Issue (i): Whether the Sick Industrial Companies (Special Provisions) Act, 1985 applies to a foreign company carrying on business in India.
Analysis: The definitional scheme of the Act was examined by reading section 3(1)(d) of the Sick Industrial Companies (Special Provisions) Act, 1985 with section 3 of the Companies Act, 1956. The expression "company" in the Act was held to mean a company formed and registered under the Companies Act, 1956, and a foreign company registered under section 591(2) of that Act was not treated as a company formed and registered under the Act. The wider meaning given to "company" in section 34 of the Sick Industrial Companies (Special Provisions) Act, 1985 was held to be confined to that provision and not to control sections 15 to 19. The Court declined to read additional words into section 3(1)(d) and held that the statute could not be stretched by interpretation to include a foreign company.
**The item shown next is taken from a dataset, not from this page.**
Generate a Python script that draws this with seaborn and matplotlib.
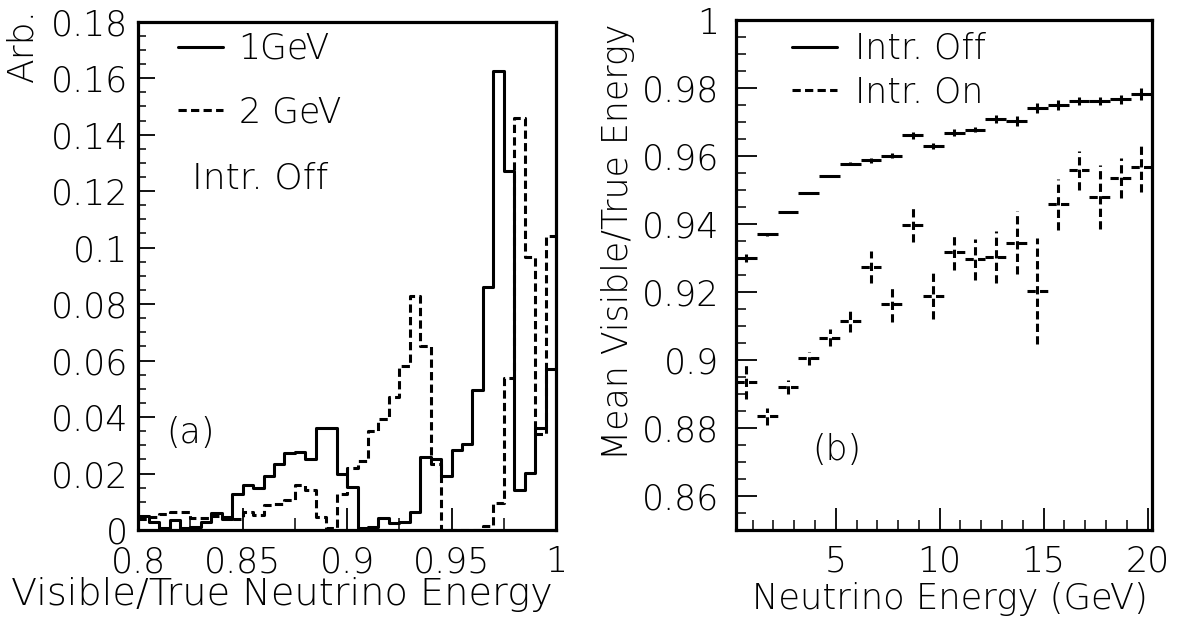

Conclusion: The Sick Industrial Companies (Special Provisions) Act, 1985 does not apply to a foreign company; the reference of the company to the Board for Industrial and Financial Reconstruction was invalid.
Issue (ii): Whether the writ petition filed by an unsecured creditor was maintainable.
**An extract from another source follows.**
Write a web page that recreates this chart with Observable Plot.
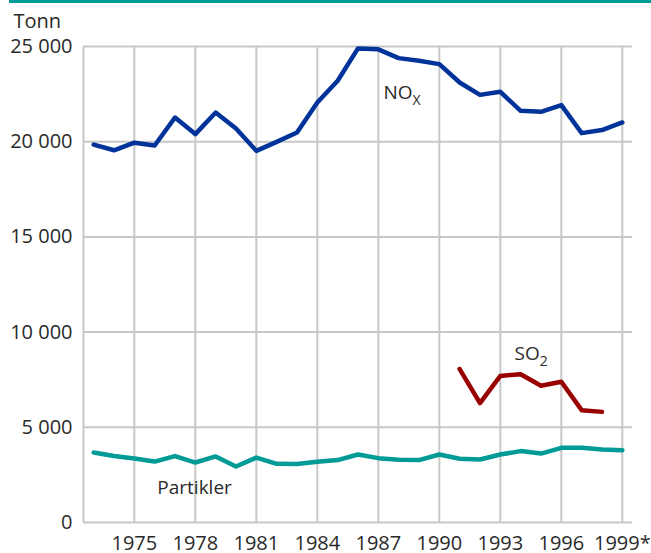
<!DOCTYPE html>
<html>
<head>
<meta charset="utf-8">
<script src="https://cdn.jsdelivr.net/npm/d3@7"></script>
<script src="https://cdn.jsdelivr.net/npm/@observablehq/plot@0.6"></script>
<style>
  html, body { margin: 0; padding: 0; background: #fff; }
  #topline { height: 3px; background: #009a97; margin-left: 9px; }
</style>
</head>
<body>
<div id="topline"></div>
<div id="chart"></div>
<script>
const years = d3.range(1973, 2000);
const noxValues = [19850, 19550, 19950, 19800, 21270, 20400, 21530, 20690, 19520, 19990, 20480, 22060, 23200, 24900, 24850, 24390, 24250, 24075, 23110, 22460, 22620, 21620, 21570, 21920, 20450, 20610, 21010];
const partiklerValues = [3680, 3490, 3360, 3200, 3490, 3150, 3470, 2940, 3410, 3080, 3070, 3190, 3280, 3570, 3380, 3290, 3280, 3570, 3350, 3310, 3570, 3750, 3620, 3920, 3920, 3830, 3800];
const so2Years = [1991, 1992, 1993, 1994, 1995, 1996, 1997, 1998];
const so2Values = [8060, 6270, 7700, 7790, 7180, 7390, 5900, 5810];
const xTicks = [1975, 1978, 1981, 1984, 1987, 1990, 1993, 1996, 1999];
const xTickLabels = ["1975", "1978", "1981", "1984", "1987", "1990", "1993", "1996", "1999*"];
const yTicks = [0, 5000, 10000, 15000, 20000, 25000];
const labels = [
  {name: "NOx", year: 1987.25, value: 22570, main: "NO", sub: "X"},
  {name: "SO2", year: 1993.7, value: 8860, main: "SO", sub: "2"},
  {name: "Partikler", year: 1976.13, value: 1840, main: "Partikler", sub: ""}
];

const nox = years.map((y, i) => ({year: y, value: noxValues[i]}));
const part = years.map((y, i) => ({year: y, value: partiklerValues[i]}));
const so2 = so2Years.map((y, i) => ({year: y, value: so2Values[i]}));
const xDomain = [1972.5, 1999.5];

const grid = "#c8c8c8";
const ink = "#2a2a2a";
const plot = Plot.plot({
  width: 651,
  height: 550,
  marginLeft: 83,
  marginRight: 19,
  marginTop: 43,
  marginBottom: 31,
  style: {fontFamily: "'Open Sans', sans-serif", fontSize: "20px", color: ink, background: "#fff"},
  x: {domain: xDomain},
  y: {domain: [0, 25000]},
  marks: [
    Plot.ruleX([xDomain[0], ...xTicks], {y1: 0, y2: 25000, stroke: grid, strokeWidth: 2}),
    Plot.ruleY(yTicks, {x1: xDomain[0], x2: xDomain[1], stroke: grid, strokeWidth: 2}),
    Plot.line(part, {x: "year", y: "value", stroke: "#009a97", strokeWidth: 4.5}),
    Plot.line(so2, {x: "year", y: "value", stroke: "#990000", strokeWidth: 4.5}),
    Plot.line(nox, {x: "year", y: "value", stroke: "#003399", strokeWidth: 4.5}),
    Plot.text(labels, {x: "year", y: "value", text: "main", textAnchor: "start", fill: ink, fontSize: 19, className: "serieslabel"}),
    Plot.text(["Tonn"], {frameAnchor: "top-left", textAnchor: "start", lineAnchor: "middle", dx: -70, dy: -25, fill: ink, fontSize: 20}),
    Plot.axisX({ticks: xTicks, tickSize: 0, tickPadding: 13, tickFormat: d => xTickLabels[xTicks.indexOf(d)], label: null, fontSize: 20}),
    Plot.axisY({ticks: yTicks, tickSize: 0, tickPadding: 11, tickFormat: d => d3.format(",")(d).replace(/,/g, " "), label: null, fontSize: 20})
  ]
});
document.getElementById("chart").appendChild(plot);

// add subscripts to series labels
d3.select(plot).selectAll("g.serieslabel text").each(function(d) {
  const lab = labels[d];
  if (lab && lab.sub) {
    d3.select(this).append("tspan").attr("font-size", 14).attr("dy", 6).text(lab.sub);
  }
});
</script>
</body>
</html>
Analysis: The petitioner had been relegated by the Company Court to a civil suit for enforcement of its claim, and that order remained operative. As the petitioner was not covered by the revival scheme and had no present legally enforceable right in the Board proceedings, it lacked locus to challenge the scheme before the writ court.
Conclusion: The writ petition filed by the unsecured creditor was not maintainable.
Final Conclusion: The scheme sanctioned by the Board was quashed for want of jurisdiction, while one writ petition failed for lack of maintainability and the remaining writ petitions succeeded.
Ratio Decidendi: Where a statute incorporates the definition of "company" from the Companies Act, 1956, the term cannot be expanded by interpretation to include a foreign company unless the statutory context clearly requires such enlargement; a tribunal acting on a non-applicable statute acts without jurisdiction.